Problem number three is this line from the Con Home piece:

“Might it truly be more interested in deterring states from leaving than in promoting the welfare of its peoples? If so, there surely can be no further doubt that we were right to opt out.”

If there any rhetorical technique more skin-crawlingly horrible, than, “Your response to my behaviour justifies my behaviour”?

I could go on, about how there’s no reason to think that Daniel’s relatively gentle vision of Brexit is shared by Nigel Farage, UKIP, or a significant number of those who voted Leave. Or about the polls which show that, far from the EU’s response to the referendum pushing more European nations towards the door, support for the union has actually spiked since the referendum – that Britain has become not a beacon of hope but a cautionary tale.
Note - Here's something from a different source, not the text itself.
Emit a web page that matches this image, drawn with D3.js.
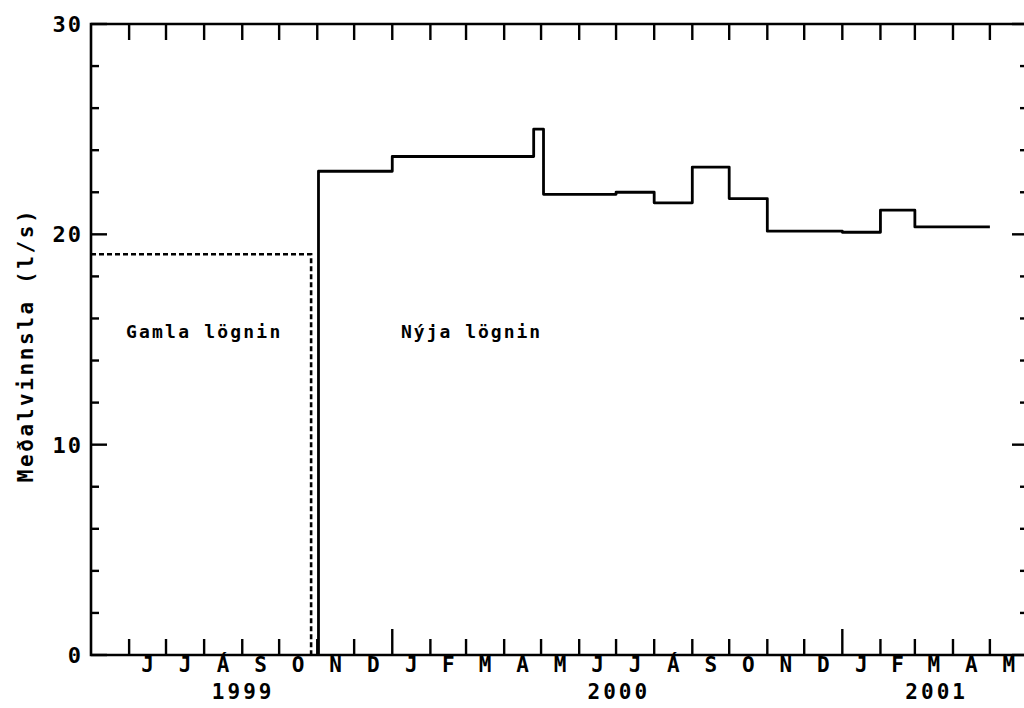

But I’m running out of words, and there’ll be other chances to explore such things. So instead I’m going to end on this:

Hannan’s argument – that only an irrational Europe would not deliver a good Brexit – is remarkably, parodically self-serving. It allows him to believe that, if Brexit goes horribly wrong, well, it must all be the fault of those inflexible Eurocrats, mustn’t it? It can’t possibly be because Brexit was a bad idea in the first place, or because liberal Leavers used nasty, populist ones to achieve their goals.

Read today, there are elements of Hannan’s columns that are compelling, even persuasive. From the perspective of 2020, I fear, they might simply read like one long explanation of why nothing that has happened since will have been his fault.